Market Overview: FTSE 100 Futures
The FTSE futures market dipped below the low of a prior bar last week, a FTSE 100 pullback in a bull Micro Channel. We said last week there would likely be buyers there. We are always in long, but after 12 months in a trading range, a strong reversal here could move back quickly as the breakout fails. Bulls want a bull flag and another leg up. Bears want a good sell signal and follow through.
FTSE 100 Futures
The Weekly FTSE chart
- The FTSE 100 futures was a small bear doji last week.
- It is the second consecutive sideways bar after a bull micro channel, so we are likely always in long.
- The bulls see a breakout and a pullback in a bull micro channel – a higher high.
- The bears see a higher high in a trading range.
- Both traders expect to test back to the breakout point of the Feb 7th high to decide whether there is a continuation.
- The bulls want a successful breakout test and continuation follow-through. Then the gap becomes a measuring gap for a measured move up.
- The bears want a reversal and follow-through to create an exhaustion gap and measured move back down.
- The bulls see this strong move up as a second leg and pullback and expect a third leg because of the consecutive bull bars.
- But 80% of breakouts fail, so the bears are selling above the highs and higher, betting we will at least get back to their original entry. This is a reasonable strategy.
- If the bulls can get good follow-through and break above this pullback, it becomes a bull flag, and they expect a move up. Bears will close their positions, and we will race higher.
- The bears need to return to the November 28th high to keep the chances of a reversal likely.
- Most bulls will scale in below, betting that the breakout test will hold.
- Because we are always in long, most traders should be trading on stop entries and buy above big bull bars with wide stops and scale-in.
The Daily FTSE chart
- The FTSE 100 futures was a small bull doji with tails above and below.
- It is a sideways bar, a pause after a strong bull leg nearly reaching the All Time High (ATH.)
- The bulls see a bull flag above the moving average and will look to buy a High 3 near the moving average.
- There was a High 2 on Thursday, but the big tail means it might fail. We are still at the entry point.
- The bears might see the failed High 2 as a sign of weakness and look to get short.
- It’s been more than 20 bars above the moving average, so there is a 20-bar gap buy setup. Bulls will use a wide stop and scale in betting we get a trading range rather than a bear reversal.
- The bears see a failed measured move just below the ATH. They see the bears had a successful swing short last week and expect to return to the moving average.
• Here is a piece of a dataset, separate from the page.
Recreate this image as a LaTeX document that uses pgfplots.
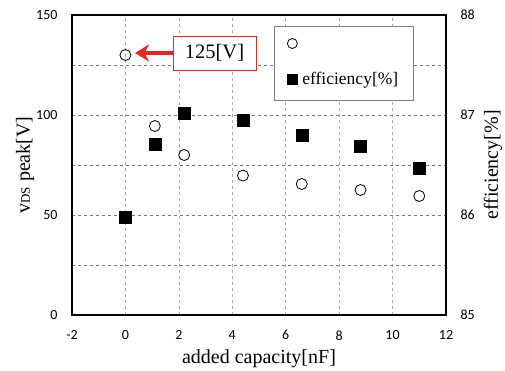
\documentclass[border=0pt]{standalone}
\usepackage{pgfplots}
\pgfplotsset{compat=1.18}
\usepackage{fontspec}
\setmainfont{Liberation Serif}
\newfontfamily\tickfont{Carlito}
\usetikzlibrary{arrows.meta}
\definecolor{annred}{RGB}{232,36,36}
\definecolor{gridgray}{RGB}{120,120,120}

\begin{document}
\begin{tikzpicture}
\path[use as bounding box] (-72pt,-55pt) rectangle (433pt,315pt);
\begin{axis}[
  scale only axis, width=374pt, height=300pt,
  xmin=-2, xmax=12, ymin=0, ymax=150,
  xtick={-2,0,...,12}, ytick={0,50,100,150}, minor ytick={25,75,125},
  xmajorgrids, ymajorgrids, yminorgrids,
  major tick length=0pt, minor tick length=0pt,
  axis line style={line width=1.2pt},
  x grid style={dashed, gray!65, line width=0.7pt},
  y grid style={dashed, gridgray, line width=0.7pt},
  minor y grid style={dashed, gridgray, line width=0.7pt},
  tick label style={font=\tickfont\fontsize{14}{14}\selectfont},
  xticklabel style={yshift=-12pt},
  yticklabel style={xshift=-11pt},
  /pgf/number format/assume math mode=true,
  xlabel={added capacity[nF]},
  ylabel={v{\fontsize{13}{13}\selectfont DS} peak[V]},
  label style={font=\fontsize{20}{22}\selectfont},
  xlabel style={at={(axis description cs:0.5,-0.147)}, anchor=center},
  ylabel style={at={(axis description cs:-0.1257,0.5)}, anchor=center},
  clip=false,
]
\addplot[only marks, mark=o, mark size=5.5pt, line width=0.8pt] coordinates {(0,130)(1.1,94.5)(2.2,80)(4.4,69.7)(6.6,65.5)(8.8,62.5)(11,59.5)};
\node[draw=annred, fill=white, line width=0.8pt, inner xsep=12pt, minimum height=34pt, font=\fontsize{20.5}{22}\selectfont] (ann) at (axis cs:3.335,131) {125[V]};
\draw[annred, line width=3.5pt, -{Stealth[length=14pt,width=17pt]}] (ann.west) -- (axis cs:0.36,131);
\end{axis}
\begin{axis}[
  scale only axis, width=374pt, height=300pt,
  xmin=-2, xmax=12, ymin=85, ymax=88,
  axis x line=none, axis y line*=right,
  ytick={85,86,87,88},
  major tick length=0pt,
  axis line style={line width=1.2pt},
  tick label style={font=\tickfont\fontsize{14}{14}\selectfont},
  yticklabel style={xshift=11pt},
  /pgf/number format/assume math mode=true,
  ylabel={efficiency[\%]},
  label style={font=\fontsize{20}{22}\selectfont},
  ylabel style={at={(axis description cs:1.1257,0.5)}, anchor=center},
  legend image code/.code={\draw[#1] plot coordinates {(0pt,0pt)};},
  legend style={at={(axis description cs:0.540,0.963)}, anchor=north west,
    draw=gray, fill=white, line width=0.8pt,
    inner xsep=13pt, inner ysep=12pt, row sep=22pt, column sep=3pt,
    font=\fontsize{17.5}{19}\selectfont},
  legend cell align=left,
]
\addlegendimage{only marks, mark=o, mark size=5pt, line width=0.8pt, black}
\addlegendentry{}
\addplot[only marks, mark=square*, mark size=6pt, black, legend image post style={mark size=5pt}] coordinates {(0,85.98)(1.1,86.71)(2.2,87.02)(4.4,86.95)(6.6,86.80)(8.8,86.69)(11,86.47)};
\addlegendentry{efficiency[\%]}
\end{axis}
\end{tikzpicture}
\end{document}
- Both traders might be right, so we are probably in a trading range.
- Most always in traders exited after the consecutive bear bars on Jan 17th. That’s what created the bear surprise bar the day after. The bears then took profit.
- Some bulls might want a wedge bottom, three pushes down and look to scale in around the bear bar on Jan 8th. Some bears might be trapped there.
- The highest probability long trade here would be a bull bar closing above the bear trend line and getting follow-through for a move up – taking part off at 50%.